Die Farben für meine Retro-Minis werden nur in homöopathischen Dosen benötigt. Richtig und falsch zugleich, denn „Dosen“ wären hier viel zu viel. Es werden nur winzige Farbmengen gebraucht, je Farbton gerade einmal eine Zahnstocherspitze voll, und dazu ein oder zwei Tropfen Wasser. Diese geringen Mengen laufen auf waagrechten, ebenen Flächen nicht davon. Auch die Wassertropfen nicht. Eben deshalb brauche ich zum Anrühren keine Dosen. Für das Mischen der Farben nehme ich jetzt eine Abreißpalette aus dem Künstlerbedarf:
Abreißpaletten bestehen aus etlichen Lagen wasserfesten Papieres. Ist die Farbe eingetrocknet, reißt man ein Blatt ab und kann auf dem nächsten weiterarbeiten. Diese Paletten werden meistens im Din A4-Format angeboten. Da das für meine Zwecke viel zu groß ist, halbiere ich sie mit einem scharfen Messer und gewinne auf diese Weise gleich zwei solcher Paletten.
Zügiges Arbeiten und immer wieder erneutes Mischen ist nun angesagt, denn ein erheblicher Nachteil der geringen Farbmengen soll hier nicht verschwiegen werden: sie trocknen enorm schnell.

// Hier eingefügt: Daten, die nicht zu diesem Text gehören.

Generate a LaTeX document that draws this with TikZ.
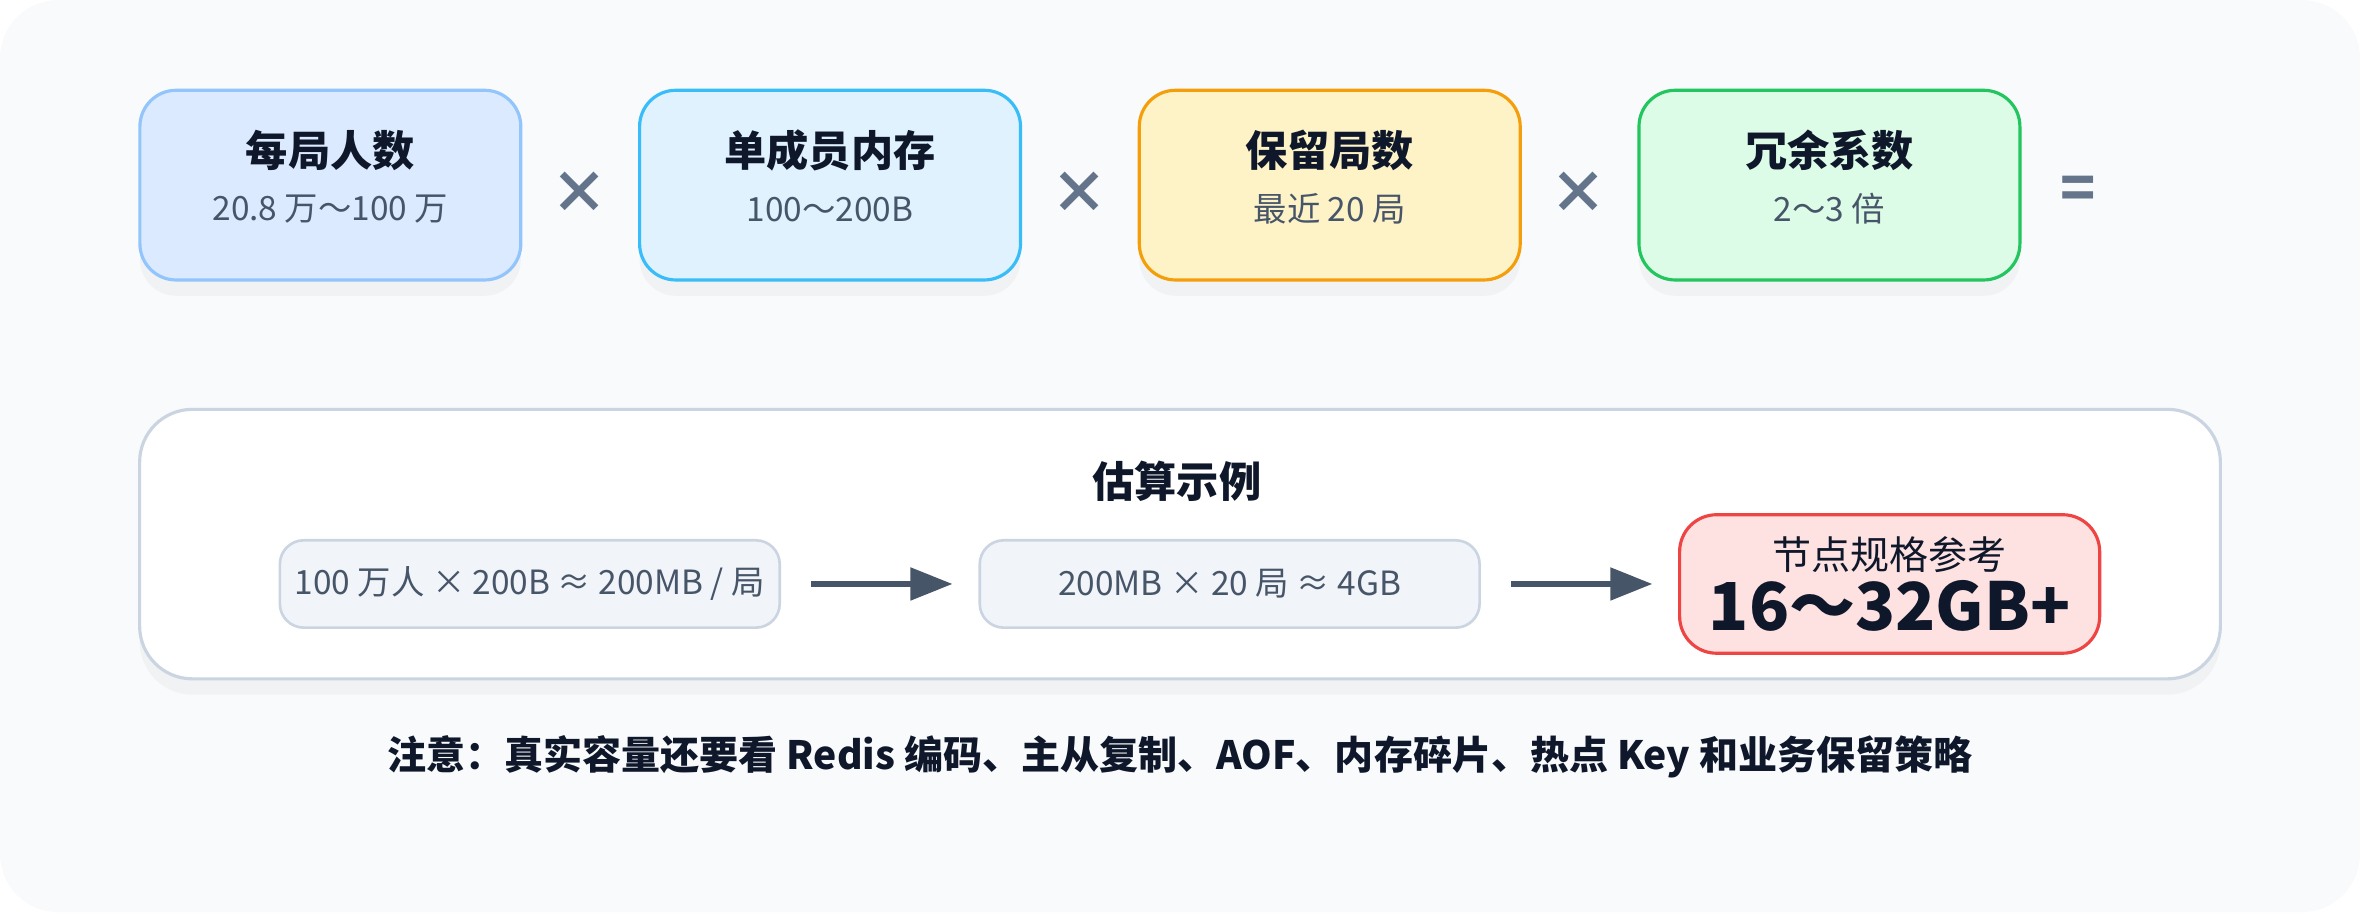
\documentclass[tikz,border=0pt]{standalone}
\usepackage{fontspec}
\setmainfont{Noto Sans CJK SC}
\usepackage{tikz}
\usetikzlibrary{arrows.meta,%
                shapes,positioning,shadows}
\definecolor{bgc}{HTML}{F8FAFC}
\definecolor{ink}{HTML}{0F172A}
\definecolor{sub}{HTML}{475569}
\definecolor{opc}{HTML}{64748B}
\definecolor{arw}{HTML}{475569}
\definecolor{bluef}{HTML}{DBEAFE}\definecolor{blued}{HTML}{93C5FD}
\definecolor{skyf}{HTML}{E0F2FE}\definecolor{skyd}{HTML}{38BDF8}
\definecolor{ambf}{HTML}{FEF3C7}\definecolor{ambd}{HTML}{F59E0B}
\definecolor{grnf}{HTML}{DCFCE7}\definecolor{grnd}{HTML}{22C55E}
\definecolor{redf}{HTML}{FEE2E2}\definecolor{redd}{HTML}{EF4444}
\definecolor{stepf}{HTML}{F1F5F9}\definecolor{stepd}{HTML}{CBD5E1}

\begin{document}
\begin{tikzpicture}[x=0.01505cm,y=-0.01505cm,
  factor/.style={rounded corners=10.3pt, minimum width=253*0.4282pt, minimum height=126*0.4282pt,
                 line width=0.9pt, align=center, drop shadow={opacity=0.06,shadow xshift=0pt,shadow yshift=-4.5pt}},
  stepbox/.style={draw=stepd, fill=stepf, rounded corners=6.8pt, minimum width=332*0.4282pt,
                  minimum height=58*0.4282pt, line width=0.75pt, font=\fontsize{9.5}{10}\selectfont, text=sub},
  oper/.style={text=opc, font=\fontsize{16.5}{17}\selectfont\bfseries},
  flow/.style={-{Triangle[length=12pt,width=9pt]}, line width=1.8pt, draw=arw}]
\useasboundingbox (0,0) rectangle (1568,606);
\fill[bgc, rounded corners=16.5pt] (0,0) rectangle (1568,606);
% factors
\node[factor, draw=blued, fill=bluef] (people) at (219.5,123) {};
\node[factor, draw=skyd, fill=skyf] (member) at (551.5,123) {};
\node[factor, draw=ambd, fill=ambf] (rounds) at (883.5,123) {};
\node[factor, draw=grnd, fill=grnf] (spare) at (1215.5,123) {};
\foreach \n/\t/\s in {people/每局人数/20.8 万～100 万, member/单成员内存/100～200B,
                      rounds/保留局数/最近 20 局, spare/冗余系数/2～3 倍}{
  \node[text=ink, font=\fontsize{12}{13}\selectfont\bfseries] at ([yshift=9.8pt]\n.center) {\t};
  \node[text=sub, font=\fontsize{9.5}{10}\selectfont] at ([yshift=-6.8pt]\n.center) {\s};
}
\node[oper] (x1) at (385,128) {×};
\node[oper] (x2) at (717,128) {×};
\node[oper] (x3) at (1049,128) {×};
\node[oper] (eq) at (1381,128) {=};
% example panel
\node[draw=stepd, fill=white, rounded corners=15pt, minimum width=1382*0.4282pt, minimum height=179*0.4282pt,
      line width=0.9pt, drop shadow={opacity=0.06,shadow xshift=0pt,shadow yshift=-4.5pt}] (panel) at (784,361.5) {};
\node[text=ink, font=\fontsize{12}{13}\selectfont\bfseries] (ptitle) at (782,320) {估算示例};
\node[stepbox] (perround) at (352,388) {100 万人 × 200B ≈ 200MB / 局};
\node[stepbox] (total) at (817,388) {200MB × 20 局 ≈ 4GB};
\node[draw=redd, fill=redf, rounded corners=10.5pt, minimum width=279*0.4282pt, minimum height=92*0.4282pt,
      line width=0.9pt] (node) at (1255.5,388) {};
\node[text=ink, font=\fontsize{11.1}{12}\selectfont] at ([yshift=8.3pt]node.center) {节点规格参考};
\node[text=ink, font=\fontsize{18.8}{19}\selectfont\bfseries] at ([yshift=-6.3pt]node.center) {16～32GB+};
\draw[flow] (perround.east) ++(20,0) coordinate (a1) -- ++(94,0) coordinate (b1);
\draw[flow] (total.east) ++(20,0) coordinate (a2) -- ++(94,0) coordinate (b2);
% note
\node[text=ink, font=\fontsize{11.1}{12}\selectfont\bfseries] (note) at (784,503)
  {注意：真实容量还要看 Redis 编码、主从复制、AOF、内存碎片、热点 Key 和业务保留策略};
\end{tikzpicture}
\end{document}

Auf den Figuren übrigens auch, weshalb ich kaum bemalte Flächen rasch wieder anfassen kann. Trocknungszeiten spielen hier keine wesentliche Rolle. Auf diese Weise komme ich recht zügig voran.
Es galt nun, speziell im Bereich der Oberkörper die zeittypische Details anzudeuten: einfärbige helle Blusen oder Hemden, Gilets, selbstgestrickte Pullover, dunkle Krawatten, Hosenträger.
Dabei strebte ich einen möglichst hohen Detaillierungsgrad an. O.k., Ihr habt Recht, das wird später in den Waggons keiner sehen. Genau deshalb eignen sich diese sitzenden Figuren als Versuchsträger für etliche Experimente, die später Figuren zugute kommen sollen, die man an der vorderen Anlagenkante gut sehen wird können. Klappt der Versuch nicht, ist nichts verdorben, denn kleinere Fehler wird man im Wagen ja nicht sehen können.
Diese Figur hier beispielsweise diente als Versuchsträger für die Detaillierung eines zeitgenössischen Sommerkleides:
Auf grünem Untergrund wurden weiße Ränder auf Kragen und Ärmeln aufgemalt. Danach trug ich mit einem Ölgeber winzige weiße Punkte auf. -
Ein auf Reisen unverzichtbares Kleidungsstück war der heute kaum mehr bekannte Staubmantel, ein Mantel aus leichten, hellen Stoffen, der, wie Fotos belegen, auch in der Hochsommerhitze getragen wurde. Die gute alte Zeit war nämlich nicht nur gut und alt, sondern auch recht schmutzig. Etliche Preiser-Figuren wurden von all dem alten Dreck offenbar so traumatisiert, dass sie vorsichtshalber noch heute solche Mäntel tragen, wie dieser Herr mit der auffälligen Knollennase:
Für Puristen der Epoche IV und jünger ein No-Go, sind mir Figuren mit Staubmänteln hoch willkommen. Etwas Beige mit viel Weiß gemischt, und fertig ist die Farbe für den Staubmantel. Hemd und Sakko dürfen natürlich darunter hervorlugen.